Speaking in Cairo on Monday, the head of the monitors, Sudanese General Mohammed al-Dabi, defended the mission.

He said the monitors were in Syria to observe implementation of an Arab League plan to end the violence, and indeed, despite some shootings and explosions, they had seen the situation improve while they were there.

The Arab League is now increasingly split over what could be done to resolve the Syrian crisis, BBC Middle East editor Jeremy Bowen in Syria reports.

With the Syrians rejecting the conditions of the initiative, the Arab League's roadmap is effectively in tatters, our correspondent says.

Jeremy Bowen met pro-Assad supporters at a demo in Damascus

Funerals for 11 people said to have been killed by security forces were attended by tens of thousands in the Damascus suburb of Douma, activists said - a day after battles between government troops and army defectors were reported in the area.

Meanwhile, authorities in the city of Homs told our correspondent that 11 soldiers had been killed in an ambush on Sunday, while a doctor at a military hospital in the embattled city said five dead soldiers had been brought in on Monday.

Activists say almost 1,000 people have been killed since the monitoring mission began in December.

Syria deaths

  • More than 5,000 civilians killed since March, says the UN
  • UN denied access to Syria
  • Information gathered from NGOs, sources in Syria and Syrians who have fled
  • Vast majority of casualties were unarmed, but the figure may include armed defectors
  • Tally does not include serving members of the security forces

Source: UN's OHCHR

'No military intervention'

At the Arab League meeting, Saudi Foreign Minister Prince Saud al-Faisal urged the international community to step in and put pressure on Damascus.

The meeting of Arab League foreign ministers called on President Assad to delegate power to one of his vice-presidents and to engage in proper dialogue with the opposition within two weeks, and form a government of national unity in two months.

It was not clear which vice-president, Farouk al-Shara or Najah al-Attar, the Arab League had in mind to assume power.

The league said this should eventually lead to multi-party elections overseen by international observers.

Qatar's Prime Minister, who is also foreign minister, Sheikh Hamad bin Jassim al-Thani, said the league would seek the support of the UN Security Council for the changes.

But he added: "We're not talking about military intervention."

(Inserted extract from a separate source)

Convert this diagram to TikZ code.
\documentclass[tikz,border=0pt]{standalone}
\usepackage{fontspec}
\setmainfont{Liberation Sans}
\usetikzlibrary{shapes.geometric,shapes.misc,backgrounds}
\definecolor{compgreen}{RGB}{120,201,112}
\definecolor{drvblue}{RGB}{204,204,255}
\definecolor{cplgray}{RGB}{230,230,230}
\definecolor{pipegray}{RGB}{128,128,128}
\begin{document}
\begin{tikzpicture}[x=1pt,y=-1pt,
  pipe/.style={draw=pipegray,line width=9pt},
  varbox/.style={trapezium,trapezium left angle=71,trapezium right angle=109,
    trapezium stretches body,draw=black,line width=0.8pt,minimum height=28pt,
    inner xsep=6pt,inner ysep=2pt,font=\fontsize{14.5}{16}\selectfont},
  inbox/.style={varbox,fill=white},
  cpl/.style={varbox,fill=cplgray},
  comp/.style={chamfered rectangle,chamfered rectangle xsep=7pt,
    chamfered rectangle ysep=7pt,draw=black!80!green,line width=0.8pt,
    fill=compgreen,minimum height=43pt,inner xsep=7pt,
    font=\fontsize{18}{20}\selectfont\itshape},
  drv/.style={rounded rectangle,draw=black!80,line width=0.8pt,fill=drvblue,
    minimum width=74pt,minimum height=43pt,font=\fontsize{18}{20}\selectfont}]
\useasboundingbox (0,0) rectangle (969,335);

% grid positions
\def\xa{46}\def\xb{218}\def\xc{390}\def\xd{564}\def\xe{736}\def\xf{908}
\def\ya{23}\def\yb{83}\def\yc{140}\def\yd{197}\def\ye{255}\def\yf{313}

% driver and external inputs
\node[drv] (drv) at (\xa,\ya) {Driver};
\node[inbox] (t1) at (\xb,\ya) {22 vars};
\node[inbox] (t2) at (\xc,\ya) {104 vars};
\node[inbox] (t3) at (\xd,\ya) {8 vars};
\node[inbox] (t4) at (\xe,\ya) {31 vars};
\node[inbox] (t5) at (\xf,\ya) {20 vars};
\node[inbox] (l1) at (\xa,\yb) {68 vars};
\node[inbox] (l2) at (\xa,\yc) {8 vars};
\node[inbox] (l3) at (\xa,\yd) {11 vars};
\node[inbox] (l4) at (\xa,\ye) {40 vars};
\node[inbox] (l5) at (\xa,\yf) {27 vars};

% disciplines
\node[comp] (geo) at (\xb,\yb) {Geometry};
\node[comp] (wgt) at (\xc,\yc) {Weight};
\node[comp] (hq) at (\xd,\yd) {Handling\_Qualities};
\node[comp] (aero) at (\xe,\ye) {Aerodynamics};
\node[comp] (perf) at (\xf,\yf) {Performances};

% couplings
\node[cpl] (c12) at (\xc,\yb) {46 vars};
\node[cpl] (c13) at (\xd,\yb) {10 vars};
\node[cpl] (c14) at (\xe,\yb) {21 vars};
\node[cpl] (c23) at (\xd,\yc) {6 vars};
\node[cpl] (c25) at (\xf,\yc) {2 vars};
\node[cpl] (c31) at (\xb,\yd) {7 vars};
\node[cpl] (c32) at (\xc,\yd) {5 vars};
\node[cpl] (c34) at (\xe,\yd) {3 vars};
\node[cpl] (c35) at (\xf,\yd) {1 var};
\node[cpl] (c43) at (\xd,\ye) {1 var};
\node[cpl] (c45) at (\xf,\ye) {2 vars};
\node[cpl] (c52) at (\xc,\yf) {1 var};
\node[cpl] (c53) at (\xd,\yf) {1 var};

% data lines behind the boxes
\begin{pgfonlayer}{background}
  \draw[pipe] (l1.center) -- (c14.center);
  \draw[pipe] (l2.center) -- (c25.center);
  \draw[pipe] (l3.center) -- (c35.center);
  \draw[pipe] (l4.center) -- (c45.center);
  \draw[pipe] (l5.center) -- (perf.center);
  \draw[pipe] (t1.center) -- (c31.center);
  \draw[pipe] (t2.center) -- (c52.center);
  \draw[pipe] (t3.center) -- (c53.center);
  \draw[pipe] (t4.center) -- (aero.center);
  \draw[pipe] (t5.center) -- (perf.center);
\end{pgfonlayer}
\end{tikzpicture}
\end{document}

Mohammed al-Dabi, Arab League monitoring mission: Events in Syria are 'unacceptable'

Speaking before an EU foreign ministers' meeting in Brussels, British Foreign Secretary William Hague said a Security Council resolution on Syria was overdue and it had been a mistake for China and Russia to have blocked a previous attempt at one.

The EU foreign ministers called on President Assad to "step aside immediately to allow for a peaceful and democratic transition".

They also agreed on new sanctions against 22 Syrian officials accused of human rights abuses and eight companies that financially support the Assad regime, hitting them with travel bans and a freeze of assets.

Existing EU sanctions include an arms embargo, a ban on the import of Syrian crude oil and a ban on new investment in the Syrian petroleum sector.

Russian business newspaper Kommersant reported that Syria had signed a deal in December to buy 36 Yak-130 combat jets from Russia, despite international efforts to isolate the Syrian government.